>> BEGIN Information shown

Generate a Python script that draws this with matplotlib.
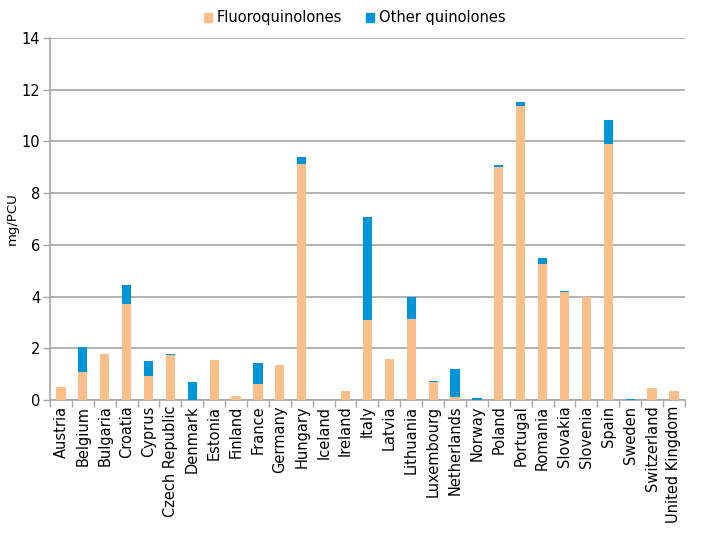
import numpy as np
import matplotlib.pyplot as plt
from matplotlib.patches import Patch

countries = ["Austria", "Belgium", "Bulgaria", "Croatia", "Cyprus", "Czech Republic",
             "Denmark", "Estonia", "Finland", "France", "Germany", "Hungary", "Iceland",
             "Ireland", "Italy", "Latvia", "Lithuania", "Luxembourg", "Netherlands",
             "Norway", "Poland", "Portugal", "Romania", "Slovakia", "Slovenia", "Spain",
             "Sweden", "Switzerland", "United Kingdom"]
fluoro = [0.50, 1.09, 1.78, 3.71, 0.93, 1.74,
          0.0, 1.55, 0.17, 0.63, 1.35, 9.12, 0.0,
          0.35, 3.08, 1.57, 3.13, 0.70, 0.12,
          0.01, 9.02, 11.36, 5.25, 4.19, 3.98, 9.90,
          0.01, 0.45, 0.35]
other = [0.0, 0.95, 0.0, 0.73, 0.59, 0.04,
         0.70, 0.0, 0.0, 0.79, 0.0, 0.27, 0.0,
         0.0, 3.98, 0.03, 0.87, 0.05, 1.07,
         0.07, 0.06, 0.18, 0.24, 0.02, 0.0, 0.94,
         0.02, 0.02, 0.0]

orange = "#fcbf8a"
blue = "#0095d9"
grid = "#a6a6a6"

fig = plt.figure(figsize=(7.09, 5.41), dpi=100)
ax = fig.add_axes([0.0705, 0.2606, 0.8955, 0.6692])

x = np.arange(len(countries))
ax.bar(x, fluoro, width=0.42, color=orange, zorder=3)
ax.bar(x, other, width=0.42, bottom=fluoro, color=blue, zorder=3)

ax.set_ylim(0, 14)
ax.set_xlim(-0.5, len(countries) - 0.5)
ax.set_yticks(np.arange(0, 15, 2))
ax.yaxis.grid(True, color=grid, linewidth=1.2, zorder=0)
ax.set_ylabel("mg/PCU", fontsize=9.5, labelpad=2)

ax.set_xticks(x)
ax.set_xticklabels(countries, rotation=90, fontsize=10.5)
ax.set_xticks(np.arange(-0.5, len(countries), 1), minor=True)
ax.tick_params(axis="x", which="major", length=0, pad=4)
ax.tick_params(axis="x", which="minor", length=5, color=grid, width=1)
ax.tick_params(axis="y", length=5, color=grid, width=1, labelsize=10.5, pad=2)

for s in ["top", "right"]:
    ax.spines[s].set_visible(False)
for s in ["left", "bottom"]:
    ax.spines[s].set_color(grid)
    ax.spines[s].set_linewidth(1.2)

handles = [Patch(color=orange, label="Fluoroquinolones"),
           Patch(color=blue, label="Other quinolones")]
fig.legend(handles=handles, loc="upper center", bbox_to_anchor=(0.5, 1.005), ncol=2,
           frameon=False, fontsize=10.5, handlelength=0.6, handleheight=0.6,
           handletextpad=0.3, columnspacing=1.6)

fig.savefig("out.png", dpi=100)
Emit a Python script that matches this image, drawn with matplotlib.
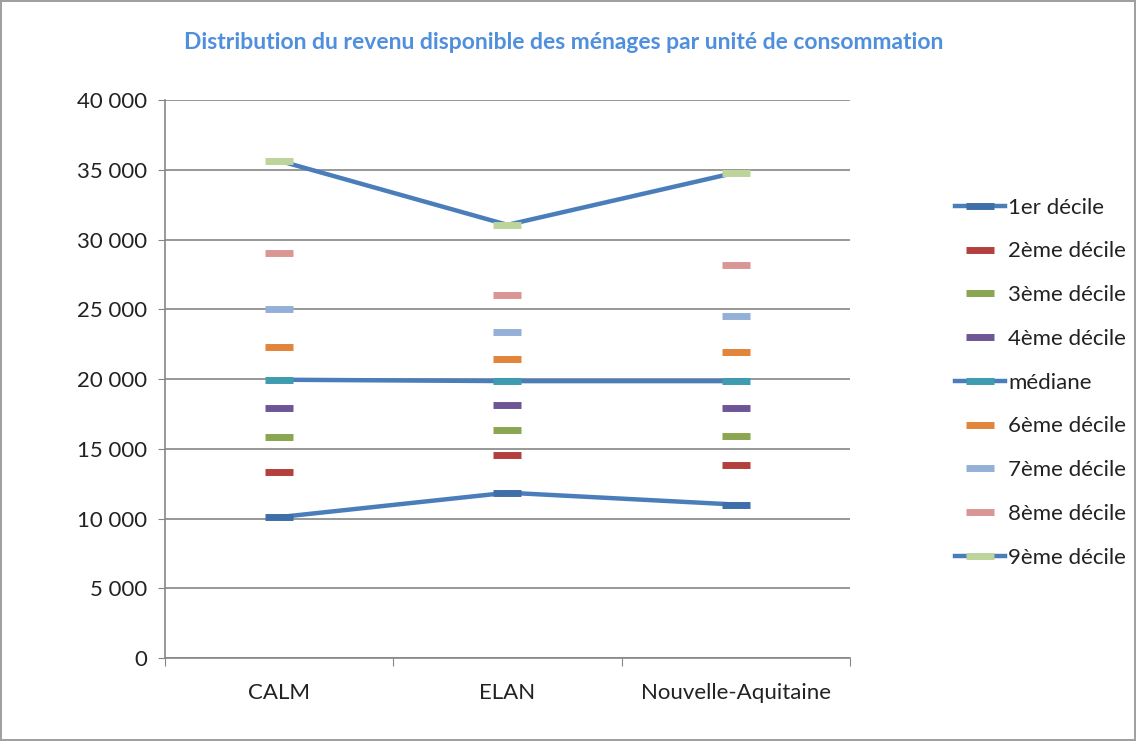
import matplotlib.pyplot as plt
from matplotlib.ticker import FuncFormatter

categories = ["CALM", "ELAN", "Nouvelle-Aquitaine"]
labels = ["1er décile", "2ème décile", "3ème décile", "4ème décile", "médiane",
          "6ème décile", "7ème décile", "8ème décile", "9ème décile"]
d1 = [10100, 11850, 11000]
d2 = [13300, 14550, 13850]
d3 = [15850, 16350, 15950]
d4 = [17950, 18150, 17950]
med = [19950, 19850, 19850]
d6 = [22300, 21450, 21950]
d7 = [25050, 23350, 24500]
d8 = [29000, 26000, 28150]
d9 = [35650, 31050, 34800]
series = [d1, d2, d3, d4, med, d6, d7, d8, d9]
marker_colors = ["#3F6FA8", "#B3403D", "#8AA650", "#6E5696", "#3E9BB0",
                 "#E2843A", "#95B0D8", "#D99694", "#BDD59A"]
with_line = [True, False, False, False, True, False, False, False, True]
line_color = "#4A7EBB"

plt.rcParams['font.family'] = ['Lato', 'DejaVu Sans']

fig = plt.figure(figsize=(11.36, 7.41), dpi=100)
fig.patch.set_edgecolor("#A0A0A0")
fig.patch.set_linewidth(1.5)
ax = fig.add_axes([0.1452, 0.112, 0.603, 0.753])

x = [0.5, 1.5, 2.5]
for vals, lab, mc, ln in zip(series, labels, marker_colors, with_line):
    ax.plot(x, vals, color=line_color if ln else "none", lw=3.2,
            marker="_", markersize=20, markeredgewidth=5,
            markeredgecolor=mc, label=lab, zorder=3)

ax.set_xlim(0, 3)
ax.set_ylim(0, 40000)
ax.set_yticks(range(0, 40001, 5000))
ax.yaxis.set_major_formatter(FuncFormatter(lambda v, p: f"{int(v):,}".replace(",", " ")))
ax.set_xticks([0, 1, 2, 3])
ax.set_xticklabels([])
ax.set_xticks(x, minor=True)
ax.set_xticklabels(categories, minor=True)
ax.tick_params(axis="x", which="minor", length=0, pad=18, labelsize=16, colors="#222222")
ax.tick_params(axis="x", which="major", length=6, color="#868686")
ax.tick_params(axis="y", length=5, color="#868686", labelsize=16, colors="#222222", pad=8)

ax.grid(axis="y", color="#868686", lw=1.2)
ax.set_axisbelow(True)
for s in ["top", "right"]:
    ax.spines[s].set_visible(False)
for s in ["left", "bottom"]:
    ax.spines[s].set_color("#868686")
    ax.spines[s].set_linewidth(1.2)

ax.legend(loc="upper left", bbox_to_anchor=(1.124, 0.861), frameon=False,
          fontsize=16, handlelength=2.25, labelspacing=1.07, handletextpad=0.15,
          labelcolor="#222222")

fig.text(0.496, 0.943, "Distribution du revenu disponible des ménages par unité de consommation",
         ha="center", va="center", fontsize=16.5, color="#4F8FDD", fontweight="bold")

fig.savefig("out.png", dpi=100)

>> END Information shown

What you should do: Your task is to reproduce the entries above word for word, from the first line through the line with "from matplotlib.patches import Patch", and please leave out any pictures.

Answer below:
Generate a Python script that draws this with matplotlib.
import numpy as np
import matplotlib.pyplot as plt
from matplotlib.patches import Patch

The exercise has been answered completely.